::: Given data :::
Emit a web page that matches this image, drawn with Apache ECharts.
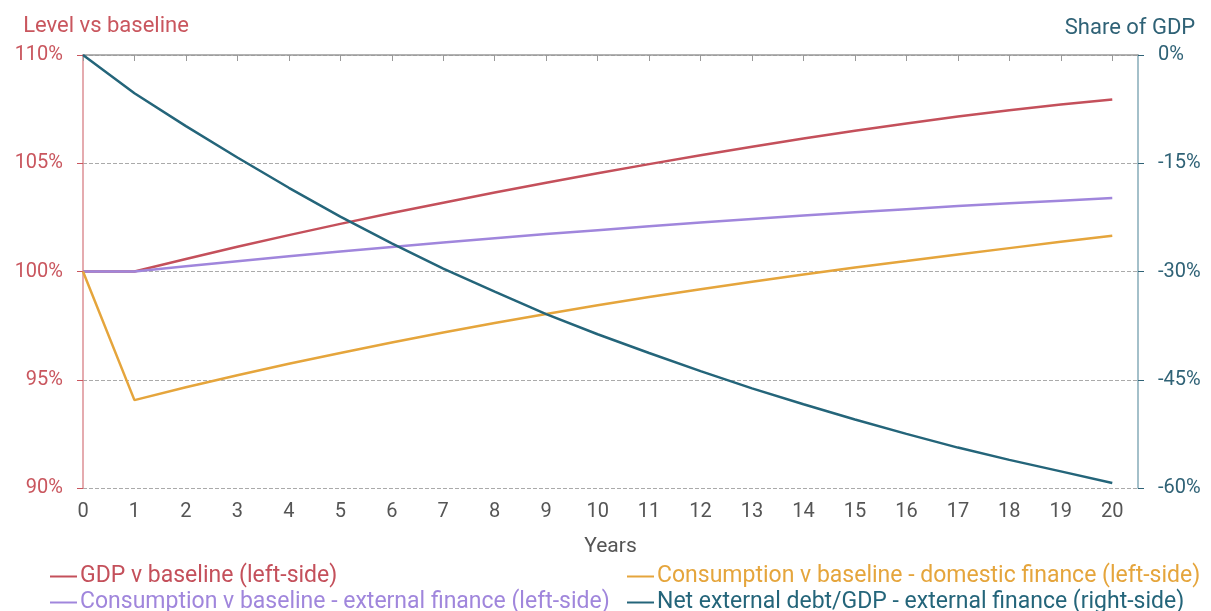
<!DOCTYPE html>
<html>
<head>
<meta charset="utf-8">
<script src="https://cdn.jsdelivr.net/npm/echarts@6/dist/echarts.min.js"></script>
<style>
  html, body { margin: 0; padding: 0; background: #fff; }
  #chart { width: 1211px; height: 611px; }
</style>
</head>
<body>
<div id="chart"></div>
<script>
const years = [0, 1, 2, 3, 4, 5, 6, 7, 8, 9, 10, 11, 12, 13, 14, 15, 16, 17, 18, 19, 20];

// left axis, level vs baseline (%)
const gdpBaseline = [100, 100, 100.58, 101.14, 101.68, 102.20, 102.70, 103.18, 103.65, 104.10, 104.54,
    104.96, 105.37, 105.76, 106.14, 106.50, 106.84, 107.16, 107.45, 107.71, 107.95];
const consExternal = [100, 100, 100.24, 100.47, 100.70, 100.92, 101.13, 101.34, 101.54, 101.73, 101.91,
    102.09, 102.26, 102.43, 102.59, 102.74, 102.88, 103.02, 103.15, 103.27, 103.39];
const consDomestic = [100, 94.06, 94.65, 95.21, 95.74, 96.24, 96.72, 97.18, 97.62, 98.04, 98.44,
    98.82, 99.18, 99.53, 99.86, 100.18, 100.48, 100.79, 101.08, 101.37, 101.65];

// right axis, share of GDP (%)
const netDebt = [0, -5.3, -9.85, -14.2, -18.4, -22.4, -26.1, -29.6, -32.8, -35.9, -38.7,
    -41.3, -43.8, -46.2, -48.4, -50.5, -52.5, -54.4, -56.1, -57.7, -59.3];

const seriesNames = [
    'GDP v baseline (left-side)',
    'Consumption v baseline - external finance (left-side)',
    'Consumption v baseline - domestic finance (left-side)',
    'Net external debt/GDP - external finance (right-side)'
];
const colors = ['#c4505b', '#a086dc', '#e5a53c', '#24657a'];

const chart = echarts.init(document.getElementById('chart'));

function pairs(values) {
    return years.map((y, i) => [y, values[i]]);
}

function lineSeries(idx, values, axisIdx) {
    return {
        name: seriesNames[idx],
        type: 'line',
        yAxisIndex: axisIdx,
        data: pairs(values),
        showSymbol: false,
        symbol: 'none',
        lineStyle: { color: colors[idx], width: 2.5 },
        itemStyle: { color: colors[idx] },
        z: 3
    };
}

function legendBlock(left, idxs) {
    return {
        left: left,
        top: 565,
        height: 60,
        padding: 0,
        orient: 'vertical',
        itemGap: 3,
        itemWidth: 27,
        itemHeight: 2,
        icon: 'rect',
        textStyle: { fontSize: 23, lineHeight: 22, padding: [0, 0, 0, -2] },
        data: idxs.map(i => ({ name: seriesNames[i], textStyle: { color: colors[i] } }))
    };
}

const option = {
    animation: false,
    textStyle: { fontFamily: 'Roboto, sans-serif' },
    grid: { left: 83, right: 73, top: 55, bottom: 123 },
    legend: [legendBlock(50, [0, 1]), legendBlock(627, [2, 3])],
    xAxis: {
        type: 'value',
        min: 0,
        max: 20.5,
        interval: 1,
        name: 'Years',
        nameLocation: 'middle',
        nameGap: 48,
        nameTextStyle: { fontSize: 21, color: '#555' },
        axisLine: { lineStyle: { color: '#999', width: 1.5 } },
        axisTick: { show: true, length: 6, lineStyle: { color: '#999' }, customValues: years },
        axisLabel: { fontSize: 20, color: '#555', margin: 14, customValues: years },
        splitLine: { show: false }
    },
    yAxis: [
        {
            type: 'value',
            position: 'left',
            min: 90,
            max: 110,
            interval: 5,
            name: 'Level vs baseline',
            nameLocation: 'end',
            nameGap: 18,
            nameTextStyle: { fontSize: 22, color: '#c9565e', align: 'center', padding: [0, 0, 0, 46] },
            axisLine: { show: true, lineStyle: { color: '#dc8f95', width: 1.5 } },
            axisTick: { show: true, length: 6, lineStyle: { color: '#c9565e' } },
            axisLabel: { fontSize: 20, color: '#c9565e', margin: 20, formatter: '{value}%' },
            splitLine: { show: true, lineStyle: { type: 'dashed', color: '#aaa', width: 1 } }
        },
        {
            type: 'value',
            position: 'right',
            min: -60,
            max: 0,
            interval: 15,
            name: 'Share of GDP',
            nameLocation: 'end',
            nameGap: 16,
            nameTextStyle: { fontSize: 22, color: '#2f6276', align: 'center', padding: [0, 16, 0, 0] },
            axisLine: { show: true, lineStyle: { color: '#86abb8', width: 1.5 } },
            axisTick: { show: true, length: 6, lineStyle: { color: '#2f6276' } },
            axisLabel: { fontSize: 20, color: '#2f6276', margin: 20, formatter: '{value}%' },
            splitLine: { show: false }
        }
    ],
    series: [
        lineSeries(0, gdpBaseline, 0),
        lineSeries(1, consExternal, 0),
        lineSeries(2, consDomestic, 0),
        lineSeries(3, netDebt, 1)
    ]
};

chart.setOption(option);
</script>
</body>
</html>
:::
Instruction
Repeat the data exactly, excluding the pictures.

Exercise answer
Emit a web page that matches this image, drawn with Apache ECharts.
<!DOCTYPE html>
<html>
<head>
<meta charset="utf-8">
<script src="https://cdn.jsdelivr.net/npm/echarts@6/dist/echarts.min.js"></script>
<style>
  html, body { margin: 0; padding: 0; background: #fff; }
  #chart { width: 1211px; height: 611px; }
</style>
</head>
<body>
<div id="chart"></div>
<script>
const years = [0, 1, 2, 3, 4, 5, 6, 7, 8, 9, 10, 11, 12, 13, 14, 15, 16, 17, 18, 19, 20];

// left axis, level vs baseline (%)
const gdpBaseline = [100, 100, 100.58, 101.14, 101.68, 102.20, 102.70, 103.18, 103.65, 104.10, 104.54,
    104.96, 105.37, 105.76, 106.14, 106.50, 106.84, 107.16, 107.45, 107.71, 107.95];
const consExternal = [100, 100, 100.24, 100.47, 100.70, 100.92, 101.13, 101.34, 101.54, 101.73, 101.91,
    102.09, 102.26, 102.43, 102.59, 102.74, 102.88, 103.02, 103.15, 103.27, 103.39];
const consDomestic = [100, 94.06, 94.65, 95.21, 95.74, 96.24, 96.72, 97.18, 97.62, 98.04, 98.44,
    98.82, 99.18, 99.53, 99.86, 100.18, 100.48, 100.79, 101.08, 101.37, 101.65];

// right axis, share of GDP (%)
const netDebt = [0, -5.3, -9.85, -14.2, -18.4, -22.4, -26.1, -29.6, -32.8, -35.9, -38.7,
    -41.3, -43.8, -46.2, -48.4, -50.5, -52.5, -54.4, -56.1, -57.7, -59.3];

const seriesNames = [
    'GDP v baseline (left-side)',
    'Consumption v baseline - external finance (left-side)',
    'Consumption v baseline - domestic finance (left-side)',
    'Net external debt/GDP - external finance (right-side)'
];
const colors = ['#c4505b', '#a086dc', '#e5a53c', '#24657a'];

const chart = echarts.init(document.getElementById('chart'));

function pairs(values) {
    return years.map((y, i) => [y, values[i]]);
}

function lineSeries(idx, values, axisIdx) {
    return {
        name: seriesNames[idx],
        type: 'line',
        yAxisIndex: axisIdx,
        data: pairs(values),
        showSymbol: false,
        symbol: 'none',
        lineStyle: { color: colors[idx], width: 2.5 },
        itemStyle: { color: colors[idx] },
        z: 3
    };
}

function legendBlock(left, idxs) {
    return {
        left: left,
        top: 565,
        height: 60,
        padding: 0,
        orient: 'vertical',
        itemGap: 3,
        itemWidth: 27,
        itemHeight: 2,
        icon: 'rect',
        textStyle: { fontSize: 23, lineHeight: 22, padding: [0, 0, 0, -2] },
        data: idxs.map(i => ({ name: seriesNames[i], textStyle: { color: colors[i] } }))
    };
}

const option = {
    animation: false,
    textStyle: { fontFamily: 'Roboto, sans-serif' },
    grid: { left: 83, right: 73, top: 55, bottom: 123 },
    legend: [legendBlock(50, [0, 1]), legendBlock(627, [2, 3])],
    xAxis: {
        type: 'value',
        min: 0,
        max: 20.5,
        interval: 1,
        name: 'Years',
        nameLocation: 'middle',
        nameGap: 48,
        nameTextStyle: { fontSize: 21, color: '#555' },
        axisLine: { lineStyle: { color: '#999', width: 1.5 } },
        axisTick: { show: true, length: 6, lineStyle: { color: '#999' }, customValues: years },
        axisLabel: { fontSize: 20, color: '#555', margin: 14, customValues: years },
        splitLine: { show: false }
    },
    yAxis: [
        {
            type: 'value',
            position: 'left',
            min: 90,
            max: 110,
            interval: 5,
            name: 'Level vs baseline',
            nameLocation: 'end',
            nameGap: 18,
            nameTextStyle: { fontSize: 22, color: '#c9565e', align: 'center', padding: [0, 0, 0, 46] },
            axisLine: { show: true, lineStyle: { color: '#dc8f95', width: 1.5 } },
            axisTick: { show: true, length: 6, lineStyle: { color: '#c9565e' } },
            axisLabel: { fontSize: 20, color: '#c9565e', margin: 20, formatter: '{value}%' },
            splitLine: { show: true, lineStyle: { type: 'dashed', color: '#aaa', width: 1 } }
        },
        {
            type: 'value',
            position: 'right',
            min: -60,
            max: 0,
            interval: 15,
            name: 'Share of GDP',
            nameLocation: 'end',
            nameGap: 16,
            nameTextStyle: { fontSize: 22, color: '#2f6276', align: 'center', padding: [0, 16, 0, 0] },
            axisLine: { show: true, lineStyle: { color: '#86abb8', width: 1.5 } },
            axisTick: { show: true, length: 6, lineStyle: { color: '#2f6276' } },
            axisLabel: { fontSize: 20, color: '#2f6276', margin: 20, formatter: '{value}%' },
            splitLine: { show: false }
        }
    ],
    series: [
        lineSeries(0, gdpBaseline, 0),
        lineSeries(1, consExternal, 0),
        lineSeries(2, consDomestic, 0),
        lineSeries(3, netDebt, 1)
    ]
};

chart.setOption(option);
</script>
</body>
</html>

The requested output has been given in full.